Empresário e pesquisador afirma que a cultura da inovação pode ser construída e aprimorada por meio de práticas consistentes

Por Divo Araújo

23/06/2025 - 5:00 h
Valter Pieracciani, empresário, pesquisador e escritor
Valter Pieracciani, empresário, pesquisador e escritor -

No Brasil, criatividade não falta, mas muitas empresas ainda encontram dificuldades para transformar boas ideias em inovações que realmente impactam o mercado. Valter Pieracciani, empresário, escritor e pesquisador com três décadas de experiência na área de inovação, aponta que o diferencial está em combinar estratégia, processos, valorização das pessoas e conexões eficazes. Para ele, a cultura da inovação pode ser construída e aprimorada por meio de práticas consistentes.

Nesta entrevista exclusiva ao A TARDE, Pieracciani conta ainda que a Bahia desponta como um polo inovador surpreendente, quebrando antigos paradigmas sobre desigualdade tecnológica entre as regiões brasileiras. “Hoje, a Bahia é uma das referências nacionais de inovação”, diz. Durante a conversa, ele traz uma visão ampla e prática para transformar o potencial criativo em resultados concretos. Saiba mais a seguir.

Por que tantas empresas falham ao tentar inovar, enquanto outras conseguem incorporar a inovação de forma natural no seu dia a dia? O que elas fazem, essencialmente, de diferente?
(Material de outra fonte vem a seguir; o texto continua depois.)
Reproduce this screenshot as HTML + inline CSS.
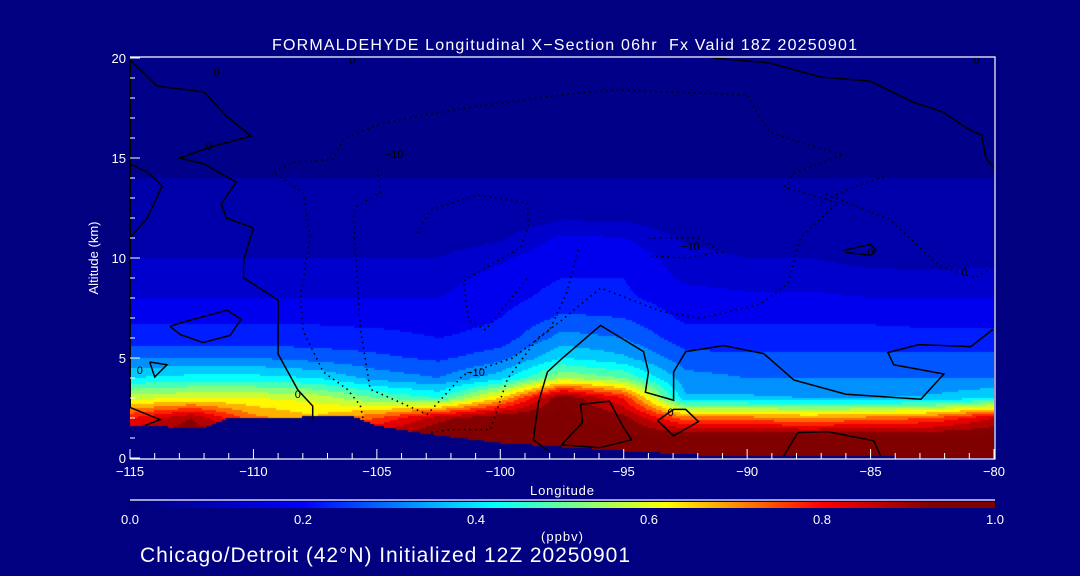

A gente vem estudando a diferença entre as empresas inovadoras e as empresas comuns há 30 anos. Inclusive gerou dois livros. Um deles é ‘Usina de Inovações’, um livro que tem mais de 10 anos e foi marcante, porque identificou as diferenças entre a empresa que inova repetidamente e de forma natural. Essas empresas têm quatro coisas diferentes. Primeiro, elas têm uma estratégia de inovação, sabem para onde estão indo e onde querem chegar no campo da inovação. Elas têm uma visão clara e uma estratégia de inovação. O segundo ingrediente é que elas têm práticas e processos que permitem que as ideias se transformem em soluções. Alguém que tem uma ideia sabe o caminho que essa ideia vai seguir. E as melhores ideias viram, de fato, soluções de vendas , de faturamento. O terceiro ingrediente são pessoas inovadoras. Na verdade, todos nós nascemos inovadores, mas com o tempo, a pressão da sociedade, a educação, a gente perde essa capacidade de inovar. As empresas inovadoras exaltam a capacidade que as pessoas têm de inovar. Elas alavancam essa capacidade. Esse é um terceiro ingrediente muito importante. E o quarto e último ingrediente são as conexões. Ninguém inova sozinho. As empresas inovadoras são fortemente conectadas. Conectadas com startups, com institutos de ciência e tecnologia, como o Cimatec, conectadas com universidades, com os incentivos fiscais para a inovação. Elas têm múltiplas conexões. Esses quatro ingredientes, juntos, fazem com que as empresas sejam verdadeiras usinas de inovação. Elas não param de inovar.O tempo todo estão inovando. Existem alguns bons exemplos brasileiros, existem exemplos internacionais, mas basicamente são esses quatro componentes. Alguns autores falam muito de cultura favorável à inovação, mas a cultura é um resultado desses quatro conjuntos.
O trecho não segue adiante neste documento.